* THE PROBLEM
Leaving the pictures out, print the lines from the first line of the listing through the line containing "import seaborn as sns", exactly as they read, and no others.

* start DATASET CONTENT *

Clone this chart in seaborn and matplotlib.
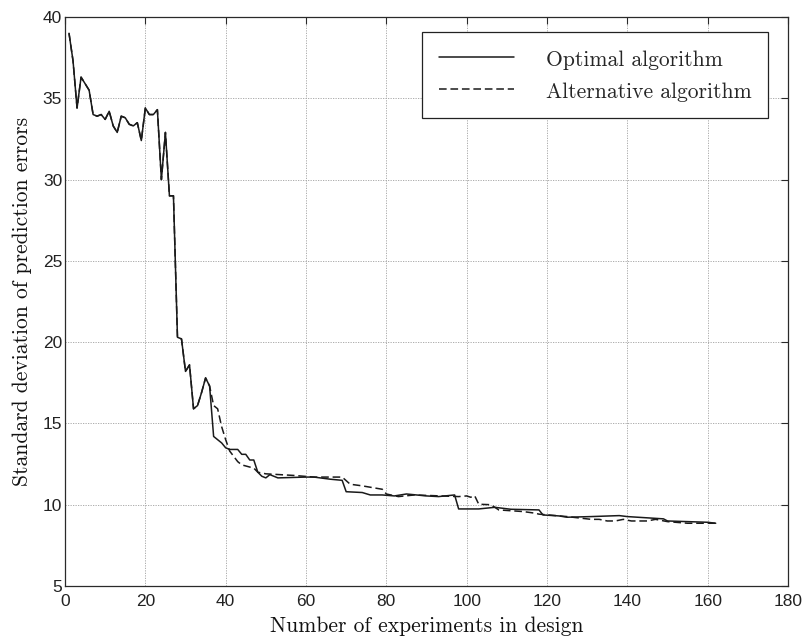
import numpy as np
import pandas as pd
import matplotlib
matplotlib.use("Agg")
import matplotlib.pyplot as plt
import seaborn as sns

# ---- data ----
x_common = [1, 2, 3, 4, 6, 7, 8, 9, 10, 11, 12, 13, 14, 15, 16, 17, 18, 19, 20,
            21, 22, 23, 24, 25, 26, 27, 28, 29, 30, 31, 32, 33, 34, 35, 36]
y_common = [39.0, 37.3, 34.4, 36.3, 35.5, 34.0, 33.9, 34.0, 33.7, 34.2, 33.3, 32.9,
            33.9, 33.8, 33.4, 33.3, 33.5, 32.4, 34.4, 34.0, 34.0, 34.3, 30.0, 32.9,
            29.0, 29.0, 20.3, 20.2, 18.2, 18.6, 15.9, 16.1, 16.9, 17.8, 17.3]

x_opt_tail = [37, 39, 40, 41, 43, 44, 45, 46, 47, 48, 49, 50, 51, 53, 60, 62, 66, 69,
              70, 74, 76, 79, 82, 85, 90, 93, 97, 98, 103, 107, 111, 118, 119, 123,
              125, 131, 138, 140, 149, 150, 155, 160, 162]
y_opt_tail = [14.2, 13.8, 13.5, 13.4, 13.4, 13.1, 13.1, 12.75, 12.75, 12.0, 11.75,
              11.65, 11.85, 11.65, 11.7, 11.7, 11.57, 11.5, 10.8, 10.75, 10.6, 10.6,
              10.54, 10.66, 10.54, 10.5, 10.6, 9.74, 9.74, 9.84, 9.72, 9.68, 9.37,
              9.31, 9.23, 9.27, 9.33, 9.27, 9.13, 9.0, 8.96, 8.92, 8.86]

x_alt_tail = [37, 38, 39, 40, 41, 43, 44, 47, 48, 50, 57, 62, 69, 71, 74, 79, 80, 83,
              87, 98, 100, 101, 102, 103, 106, 108, 114, 117, 118, 125, 131, 133, 135,
              137, 139, 141, 145, 147, 150, 155, 162]
y_alt_tail = [16.1, 15.9, 14.8, 14.0, 13.3, 12.65, 12.45, 12.25, 12.0, 11.9, 11.8,
              11.7, 11.7, 11.26, 11.16, 10.95, 10.66, 10.5, 10.6, 10.5, 10.54, 10.46,
              10.55, 10.03, 10.0, 9.68, 9.58, 9.48, 9.42, 9.27, 9.1, 9.1, 9.0, 9.0,
              9.1, 9.0, 9.0, 9.1, 8.96, 8.86, 8.86]

x_ticks = [0, 20, 40, 60, 80, 100, 120, 140, 160, 180]
y_ticks = [5, 10, 15, 20, 25, 30, 35, 40]

label_opt = "Optimal algorithm"
label_alt = "Alternative algorithm"
xlabel = "Number of experiments in design"
ylabel = "Standard deviation of prediction errors"

df_opt = pd.DataFrame({"x": x_common + x_opt_tail, "y": y_common + y_opt_tail})
df_alt = pd.DataFrame({"x": x_common + x_alt_tail, "y": y_common + y_alt_tail})

# ---- style ----
sns.set_theme(style="white")
plt.rcParams["font.family"] = ["Liberation Sans", "DejaVu Sans"]

fig = plt.figure(figsize=(8.08, 6.42), dpi=100)
ax = fig.add_axes([65 / 808, 1 - 586 / 642, (788 - 65) / 808, (586 - 17) / 642])

ink = "#1a1a1a"
sns.lineplot(data=df_opt, x="x", y="y", ax=ax, color=ink, linewidth=1.1,
             label=label_opt, sort=False, estimator=None)
sns.lineplot(data=df_alt, x="x", y="y", ax=ax, color=ink, linewidth=1.1,
             linestyle=(0, (5, 2.5)), label=label_alt, sort=False, estimator=None)

ax.set_xlim(0, 180)
ax.set_ylim(5, 40)
ax.set_xticks(x_ticks)
ax.set_yticks(y_ticks)
ax.grid(True, linestyle=(0, (1.5, 1.5)), color="#a0a0a0", linewidth=0.6)
ax.tick_params(direction="in", length=5, width=0.8, colors="#2a2a2a",
               labelcolor="#222222", labelsize=12.5, top=True, right=True)
ax.tick_params(axis="x", pad=6)
ax.tick_params(axis="y", pad=2)
for s in ax.spines.values():
    s.set_color("#2a2a2a")
    s.set_linewidth(0.9)

serif = {"family": "cmr10", "size": 15.5, "color": "#111111"}
ax.set_xlabel(xlabel, fontdict=serif, labelpad=5)
ax.set_ylabel(ylabel, fontdict=serif, labelpad=8)

leg = ax.legend(loc="upper right", bbox_to_anchor=(0.9725, 0.974), borderaxespad=0,
                fancybox=False, framealpha=1, edgecolor="#222222",
                prop={"family": "cmr10", "size": 15.5}, handlelength=3.5,
                handleheight=1.2, handletextpad=1.5, labelspacing=0.45,
                borderpad=0.75)
leg.get_frame().set_linewidth(0.9)

fig.savefig("out.png", dpi=100)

* end DATASET CONTENT *

* EXERCISE SOLUTION
Clone this chart in seaborn and matplotlib.
import numpy as np
import pandas as pd
import matplotlib
matplotlib.use("Agg")
import matplotlib.pyplot as plt
import seaborn as sns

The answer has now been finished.